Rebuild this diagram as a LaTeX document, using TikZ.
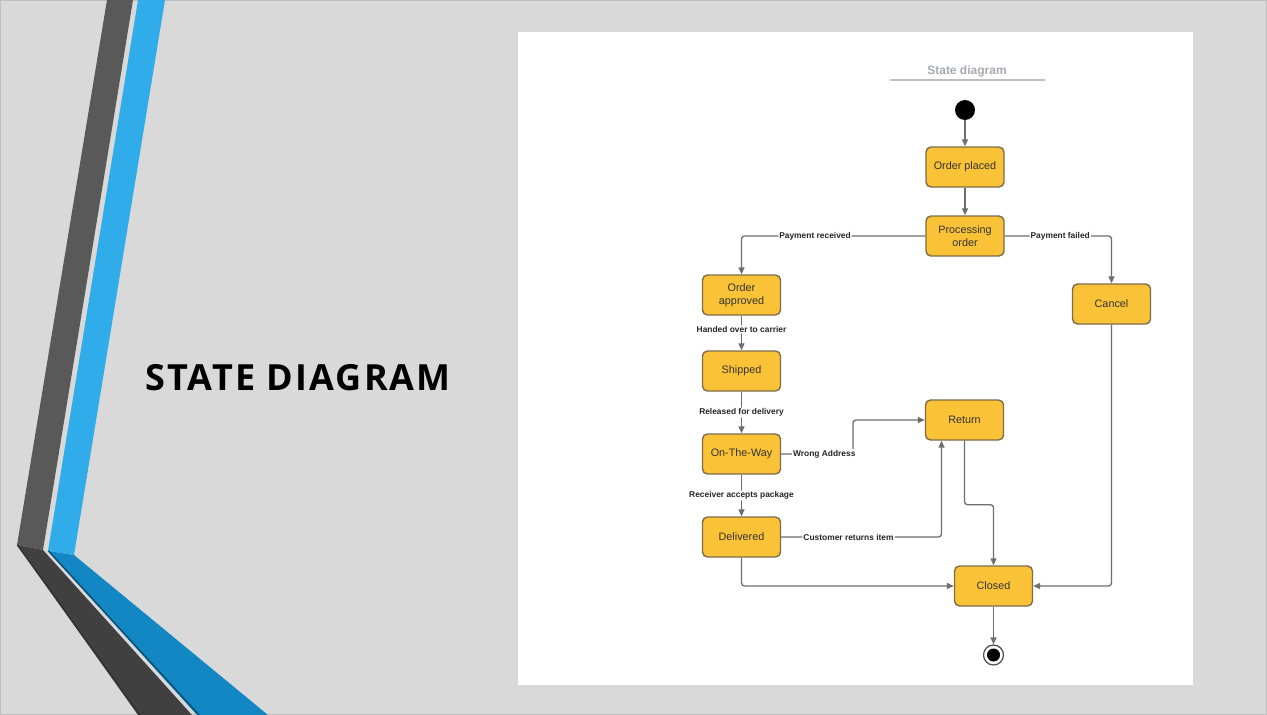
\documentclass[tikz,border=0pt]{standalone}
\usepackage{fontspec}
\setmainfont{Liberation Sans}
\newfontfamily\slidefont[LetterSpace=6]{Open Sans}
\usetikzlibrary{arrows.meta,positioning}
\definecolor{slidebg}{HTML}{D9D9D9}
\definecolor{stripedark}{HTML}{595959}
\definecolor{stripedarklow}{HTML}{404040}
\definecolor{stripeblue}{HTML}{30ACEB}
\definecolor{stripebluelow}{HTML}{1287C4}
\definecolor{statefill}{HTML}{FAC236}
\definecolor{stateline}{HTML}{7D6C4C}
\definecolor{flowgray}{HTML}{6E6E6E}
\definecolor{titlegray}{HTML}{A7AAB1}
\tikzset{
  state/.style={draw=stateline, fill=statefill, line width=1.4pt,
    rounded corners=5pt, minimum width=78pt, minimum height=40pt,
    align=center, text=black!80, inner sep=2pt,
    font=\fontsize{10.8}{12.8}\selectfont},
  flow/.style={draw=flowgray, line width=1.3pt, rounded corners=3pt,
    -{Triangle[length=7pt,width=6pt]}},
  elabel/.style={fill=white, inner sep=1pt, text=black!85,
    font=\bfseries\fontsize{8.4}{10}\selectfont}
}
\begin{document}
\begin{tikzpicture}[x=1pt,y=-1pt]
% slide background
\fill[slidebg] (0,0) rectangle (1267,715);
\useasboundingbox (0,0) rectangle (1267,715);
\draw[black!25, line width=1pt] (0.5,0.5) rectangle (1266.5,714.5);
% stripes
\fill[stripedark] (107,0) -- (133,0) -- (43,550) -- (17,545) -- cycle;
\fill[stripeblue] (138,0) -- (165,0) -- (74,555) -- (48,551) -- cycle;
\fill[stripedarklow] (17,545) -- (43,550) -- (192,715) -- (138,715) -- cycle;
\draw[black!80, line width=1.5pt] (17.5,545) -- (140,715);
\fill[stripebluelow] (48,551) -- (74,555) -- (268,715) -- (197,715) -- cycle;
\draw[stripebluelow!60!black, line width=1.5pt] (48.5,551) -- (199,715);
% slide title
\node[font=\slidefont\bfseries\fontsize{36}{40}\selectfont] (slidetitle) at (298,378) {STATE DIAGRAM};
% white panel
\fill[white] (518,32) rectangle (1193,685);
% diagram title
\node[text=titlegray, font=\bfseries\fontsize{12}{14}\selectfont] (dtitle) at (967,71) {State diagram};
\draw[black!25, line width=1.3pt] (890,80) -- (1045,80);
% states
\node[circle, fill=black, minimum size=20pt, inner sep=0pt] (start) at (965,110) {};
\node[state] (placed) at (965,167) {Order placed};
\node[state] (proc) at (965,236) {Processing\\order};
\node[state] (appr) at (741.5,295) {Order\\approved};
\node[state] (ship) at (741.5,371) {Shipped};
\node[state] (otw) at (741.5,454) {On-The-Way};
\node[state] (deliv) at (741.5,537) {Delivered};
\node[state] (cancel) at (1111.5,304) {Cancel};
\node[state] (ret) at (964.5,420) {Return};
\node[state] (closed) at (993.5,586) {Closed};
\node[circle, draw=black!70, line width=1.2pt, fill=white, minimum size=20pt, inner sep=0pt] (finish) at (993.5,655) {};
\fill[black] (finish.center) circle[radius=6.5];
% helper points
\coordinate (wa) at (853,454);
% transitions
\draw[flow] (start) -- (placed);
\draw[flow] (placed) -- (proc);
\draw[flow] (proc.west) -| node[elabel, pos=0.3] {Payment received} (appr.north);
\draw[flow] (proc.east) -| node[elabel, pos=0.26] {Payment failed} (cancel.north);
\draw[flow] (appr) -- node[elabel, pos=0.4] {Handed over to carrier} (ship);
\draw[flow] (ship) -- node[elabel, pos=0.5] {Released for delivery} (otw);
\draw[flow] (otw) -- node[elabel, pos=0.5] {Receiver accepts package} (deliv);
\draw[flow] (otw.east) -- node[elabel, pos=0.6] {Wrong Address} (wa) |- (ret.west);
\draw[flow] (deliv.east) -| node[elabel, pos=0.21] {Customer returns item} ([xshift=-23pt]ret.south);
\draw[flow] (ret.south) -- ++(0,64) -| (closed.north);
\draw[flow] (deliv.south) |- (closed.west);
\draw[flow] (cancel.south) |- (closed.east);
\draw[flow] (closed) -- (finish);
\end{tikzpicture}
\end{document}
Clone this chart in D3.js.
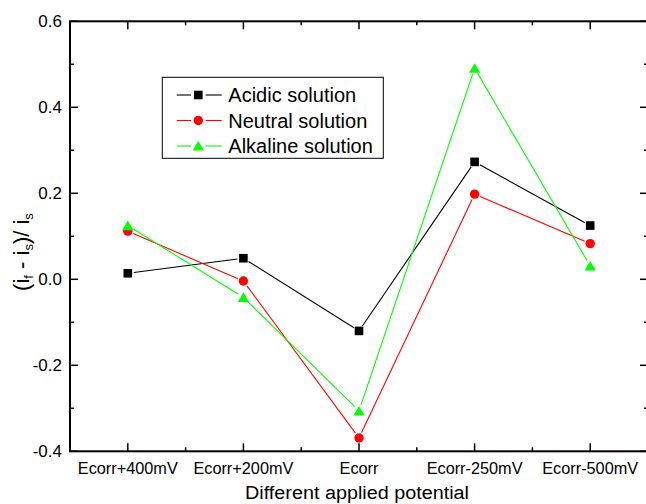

__Task to complete__
Omit any images, then output the listing exactly.

__Answer for this exercise__
Rebuild this diagram as a LaTeX document, using TikZ.
\documentclass[tikz,border=0pt]{standalone}
\usepackage{fontspec}
\setmainfont{Liberation Sans}
\newfontfamily\slidefont[LetterSpace=6]{Open Sans}
\usetikzlibrary{arrows.meta,positioning}
\definecolor{slidebg}{HTML}{D9D9D9}
\definecolor{stripedark}{HTML}{595959}
\definecolor{stripedarklow}{HTML}{404040}
\definecolor{stripeblue}{HTML}{30ACEB}
\definecolor{stripebluelow}{HTML}{1287C4}
\definecolor{statefill}{HTML}{FAC236}
\definecolor{stateline}{HTML}{7D6C4C}
\definecolor{flowgray}{HTML}{6E6E6E}
\definecolor{titlegray}{HTML}{A7AAB1}
\tikzset{
  state/.style={draw=stateline, fill=statefill, line width=1.4pt,
    rounded corners=5pt, minimum width=78pt, minimum height=40pt,
    align=center, text=black!80, inner sep=2pt,
    font=\fontsize{10.8}{12.8}\selectfont},
  flow/.style={draw=flowgray, line width=1.3pt, rounded corners=3pt,
    -{Triangle[length=7pt,width=6pt]}},
  elabel/.style={fill=white, inner sep=1pt, text=black!85,
    font=\bfseries\fontsize{8.4}{10}\selectfont}
}
\begin{document}
\begin{tikzpicture}[x=1pt,y=-1pt]
% slide background
\fill[slidebg] (0,0) rectangle (1267,715);
\useasboundingbox (0,0) rectangle (1267,715);
\draw[black!25, line width=1pt] (0.5,0.5) rectangle (1266.5,714.5);
% stripes
\fill[stripedark] (107,0) -- (133,0) -- (43,550) -- (17,545) -- cycle;
\fill[stripeblue] (138,0) -- (165,0) -- (74,555) -- (48,551) -- cycle;
\fill[stripedarklow] (17,545) -- (43,550) -- (192,715) -- (138,715) -- cycle;
\draw[black!80, line width=1.5pt] (17.5,545) -- (140,715);
\fill[stripebluelow] (48,551) -- (74,555) -- (268,715) -- (197,715) -- cycle;
\draw[stripebluelow!60!black, line width=1.5pt] (48.5,551) -- (199,715);
% slide title
\node[font=\slidefont\bfseries\fontsize{36}{40}\selectfont] (slidetitle) at (298,378) {STATE DIAGRAM};
% white panel
\fill[white] (518,32) rectangle (1193,685);
% diagram title
\node[text=titlegray, font=\bfseries\fontsize{12}{14}\selectfont] (dtitle) at (967,71) {State diagram};
\draw[black!25, line width=1.3pt] (890,80) -- (1045,80);
% states
\node[circle, fill=black, minimum size=20pt, inner sep=0pt] (start) at (965,110) {};
\node[state] (placed) at (965,167) {Order placed};
\node[state] (proc) at (965,236) {Processing\\order};
\node[state] (appr) at (741.5,295) {Order\\approved};
\node[state] (ship) at (741.5,371) {Shipped};
\node[state] (otw) at (741.5,454) {On-The-Way};
\node[state] (deliv) at (741.5,537) {Delivered};
\node[state] (cancel) at (1111.5,304) {Cancel};
\node[state] (ret) at (964.5,420) {Return};
\node[state] (closed) at (993.5,586) {Closed};
\node[circle, draw=black!70, line width=1.2pt, fill=white, minimum size=20pt, inner sep=0pt] (finish) at (993.5,655) {};
\fill[black] (finish.center) circle[radius=6.5];
% helper points
\coordinate (wa) at (853,454);
% transitions
\draw[flow] (start) -- (placed);
\draw[flow] (placed) -- (proc);
\draw[flow] (proc.west) -| node[elabel, pos=0.3] {Payment received} (appr.north);
\draw[flow] (proc.east) -| node[elabel, pos=0.26] {Payment failed} (cancel.north);
\draw[flow] (appr) -- node[elabel, pos=0.4] {Handed over to carrier} (ship);
\draw[flow] (ship) -- node[elabel, pos=0.5] {Released for delivery} (otw);
\draw[flow] (otw) -- node[elabel, pos=0.5] {Receiver accepts package} (deliv);
\draw[flow] (otw.east) -- node[elabel, pos=0.6] {Wrong Address} (wa) |- (ret.west);
\draw[flow] (deliv.east) -| node[elabel, pos=0.21] {Customer returns item} ([xshift=-23pt]ret.south);
\draw[flow] (ret.south) -- ++(0,64) -| (closed.north);
\draw[flow] (deliv.south) |- (closed.west);
\draw[flow] (cancel.south) |- (closed.east);
\draw[flow] (closed) -- (finish);
\end{tikzpicture}
\end{document}
Clone this chart in D3.js.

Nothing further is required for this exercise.